The word “style” is constantly thrown around in the design and illustration communities, but what does it really mean? A unique look or feel can help you market yourself to clients who will seek out that particular magic only you can provide, but clinging to stylistic techniques or tropes can easily become gimmicky or boring, both for you and your audience. Style isn’t about pursuing what’s popular—about putting a bird on it—but should reflect your individuality and interests. Easier said than done. In a world already full of amazing imagery, how do you develop a unique style? How do you reflect what you like without ripping off your idols? How do you find a balance between developing a personal voice and connecting with a larger audience? How can you maintain a distinctive look and yet continue to evolve as an artist?

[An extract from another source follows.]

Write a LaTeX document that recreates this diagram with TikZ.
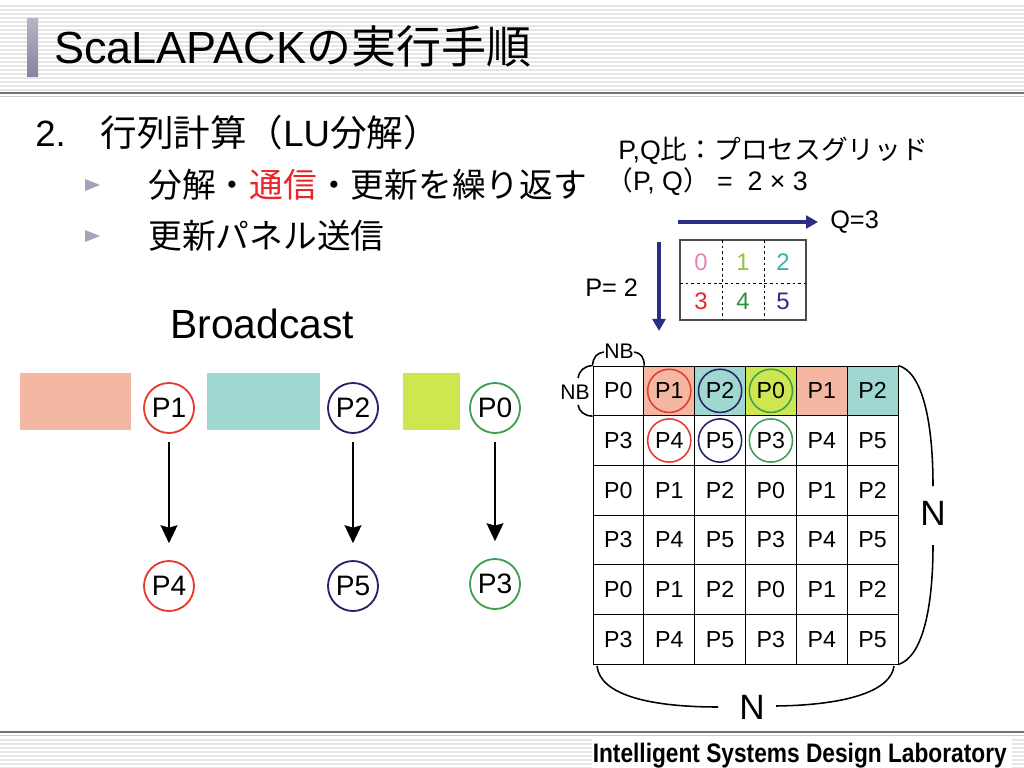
\documentclass[tikz,border=0pt]{standalone}
\usepackage{fontspec}
\setmainfont{Liberation Sans}
\newfontfamily\jpfont{Noto Sans CJK JP}
\usetikzlibrary{arrows.meta,positioning}

\definecolor{salmon}{HTML}{F4B8A2}
\definecolor{tealbox}{HTML}{A0D7D1}
\definecolor{limebox}{HTML}{CEE650}
\definecolor{redring}{HTML}{E8392E}
\definecolor{navyring}{HTML}{262466}
\definecolor{greenring}{HTML}{3E9E52}
\definecolor{arrowblue}{HTML}{2B2D86}
\definecolor{pinknum}{HTML}{E784B6}
\definecolor{limenum}{HTML}{8DC540}
\definecolor{tealnum}{HTML}{3AAEB4}
\definecolor{rednum}{HTML}{E8262B}
\definecolor{greennum}{HTML}{2F8C3E}
\definecolor{barpurple}{HTML}{85839F}
\definecolor{bulletgray}{HTML}{A3A3BA}

\newcommand{\fs}[1]{\fontsize{#1}{#1}\selectfont}

\tikzset{
  proc/.style={circle, draw=#1, line width=1.3pt, minimum size=1.25cm, inner sep=0pt, font=\fs{20}},
  cell/.style={draw, line width=0.6pt, minimum width=1.271cm, minimum height=1.242cm, inner sep=0pt, font=\fs{16.5}},
  ringline/.style={draw=#1, line width=1.1pt},
  bcast/.style={-{Stealth[length=0.45cm,width=0.42cm,inset=0.06cm]}, line width=1.4pt},
  gridarrow/.style={-{Triangle[length=0.3cm,width=0.32cm]}, line width=2.4pt, arrowblue},
  bracketline/.style={line width=1.1pt},
}

\begin{document}
\begin{tikzpicture}[x=0.025cm, y=-0.025cm]
  \useasboundingbox (0,0) rectangle (1024,768);
  % header and footer stripes
  \foreach \y in {6,10,...,90} \draw[black!10, line width=1.2pt] (0,\y) -- (1024,\y);
  \draw[black!55, line width=2pt] (0,93) -- (1024,93);
  \draw[black!20, line width=1pt] (0,96.5) -- (1024,96.5);
  \draw[black!55, line width=2pt] (0,732) -- (1024,732);
  \draw[black!20, line width=1pt] (0,735.5) -- (1024,735.5);
  \foreach \y in {740,744,...,768} \draw[black!10, line width=1.2pt] (0,\y) -- (1024,\y);
  \fill[white] (592,738) rectangle (1012,768);
  \shade[top color=barpurple!60, bottom color=barpurple] (27,19) rectangle (38,77);
  \node[anchor=base west, inner sep=0pt, font=\fs{32}] (title) at (54,64) {ScaLAPACK{\jpfont の実行手順}};
  \node[anchor=base east, inner sep=0pt, font=\fs{19}\bfseries] (lab) at (1007,762) {\scalebox{0.85}[1]{Intelligent Systems Design Laboratory}};

  % bullets
  \node[anchor=base west, inner sep=0pt, font=\fs{26}] (lu) at (35,147) {2.\hspace{0.95em}{\jpfont 行列計算（}LU{\jpfont 分解）}};
  \foreach \y in {185,236} \fill[bulletgray] (85,\y-6) -- (100,\y) -- (85,\y+6) -- cycle;
  \node[anchor=base west, inner sep=0pt, font=\fs{24}\jpfont] (item1) at (148,197) {分解・\textcolor{rednum}{通信}・更新を繰り返す};
  \node[anchor=base west, inner sep=0pt, font=\fs{24}\jpfont] (item2) at (148,248) {更新パネル送信};

  % process grid
  \node[anchor=base west, inner sep=0pt, font=\fs{19}] (pqratio) at (618,160) {P,Q{\jpfont 比：プロセスグリッド}};
  \node[anchor=base west, inner sep=0pt, font=\fs{19}] (pqsize) at (606,191) {{\jpfont （}P, Q{\jpfont ）} =\ \ 2 × 3};
  \coordinate (qtail) at (678,222);
  \coordinate (qhead) at (818,222);
  \draw[gridarrow] (qtail) -- (qhead);
  \node[anchor=west, inner sep=0pt, font=\fs{18}] (qlabel) at (830,222) {Q=3};
  \coordinate (ptail) at (659,242);
  \coordinate (phead) at (659,331);
  \draw[gridarrow] (ptail) -- (phead);
  \node[anchor=west, inner sep=0pt, font=\fs{18}] (plabel) at (585,288) {P= 2};
  \draw[black!70, line width=0.8pt] (680,240) rectangle (806,320);
  \draw[line width=0.7pt, dash pattern=on 2pt off 2pt] (722,240) -- (722,320) (764,240) -- (764,320) (680,283) -- (806,283);
  \foreach \n/\x/\y/\col in {0/701/262/pinknum, 1/743/262/limenum, 2/783/262/tealnum,
                              3/701/301/rednum, 4/743/301/greennum, 5/783/301/arrowblue}
    \node[text=\col, font=\fs{17}, inner sep=0pt] (g\n) at (\x,\y) {\n};

  % broadcast
  \node[anchor=base west, inner sep=0pt, font=\fs{29}] (bcast) at (170,338) {Broadcast};
  \fill[salmon] (20,373) rectangle (131,430);
  \fill[tealbox] (207,373) rectangle (320,430);
  \fill[limebox] (403,373) rectangle (460,430);
  \node[proc=redring] (p1) at (169,408) {P1};
  \node[proc=navyring] (p2) at (353,408) {P2};
  \node[proc=greenring] (p0) at (495,408) {P0};
  \node[proc=redring] (p4) at (169,586) {P4};
  \node[proc=navyring] (p5) at (353,586) {P5};
  \node[proc=greenring] (p3) at (495,584) {P3};
  \foreach \a/\b in {p1/p4,p2/p5,p0/p3}
    \draw[bcast, shorten <=0.2cm, shorten >=0.42cm] (\a) -- (\b);

  % block cyclic matrix
  \foreach \r in {0,...,5} {
    \foreach \c/\f in {0/white,1/salmon,2/tealbox,3/limebox,4/salmon,5/tealbox} {
      \pgfmathtruncatemacro\pid{3*mod(\r,2)+mod(\c,3)}
      \ifnum\r=0 \def\cellfill{\f}\else\def\cellfill{white}\fi
      \node[cell, fill=\cellfill] (m-\r-\c) at ({593+50.83*(\c+0.5)},{366+49.67*(\r+0.5)}) {P\pid};
    }
  }
  \foreach \c/\col in {1/redring,2/navyring,3/greenring} {
    \draw[ringline=\col] (m-0-\c) circle (0.54cm);
    \draw[ringline=\col] (m-1-\c) circle (0.54cm);
  }

  % NB and N brackets
  \draw[bracketline] (m-0-0.north west) .. controls (593,357) and (597,353) .. (604,352);
  \draw[bracketline] (634,352) .. controls (641,353) and (644,357) .. (m-0-0.north east);
  \node[font=\fs{15}, inner sep=0pt] (nbtop) at (619,351) {NB};
  \draw[bracketline] (m-0-0.north west) .. controls (584,366) and (579,371) .. (578,378);
  \draw[bracketline] (578,405) .. controls (579,411) and (584,416) .. (m-0-0.south west);
  \node[font=\fs{15}, inner sep=0pt] (nbleft) at (575,392) {NB};
  \draw[bracketline] (m-0-5.north east) .. controls (922,372) and (933,420) .. (933,486);
  \draw[bracketline] (933,545) .. controls (933,610) and (922,657) .. (m-5-5.south east);
  \node[font=\fs{25}, inner sep=0pt] (nright) at (933,513) {N};
  \draw[bracketline] (597,666) .. controls (600,695) and (650,707) .. (718,707);
  \draw[bracketline] (776,706) .. controls (850,705) and (891,690) .. (894,666);
  \node[font=\fs{25}, inner sep=0pt] (nbottom) at (752,707) {N};
\end{tikzpicture}
\end{document}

This talk was given at Weapons of Mass Creation Fest 2013 in Cleveland, OH. For more info check out wmcfest.com
Jacqui Oakley was born and currently lives in Canada, but spent her formative years watching BBC reruns and animé in Bahrain, England, Zambia, and Libya. Her illustration work has included editorial, advertising, and book projects for clients like The New York Times, Rolling Stone, L.A. Weekly, National Geographic, The Financial Times (UK), Amazon, AOL and more. Her paintings have been exhibited in Toronto, L.A., San Francisco, Philadelphia, San Diego and Shanghai and she’s lucky to have won awards from Applied Arts Magazine, Communication Arts, Society of Illustrators of Los Angeles and American Illustration. In her spare time, Jacqui teaches in the illustration program at OCAD University (Ontario College of Art and Design) in Toronto, Canada, but wishes she could be working her way through The Twilight Zone instead.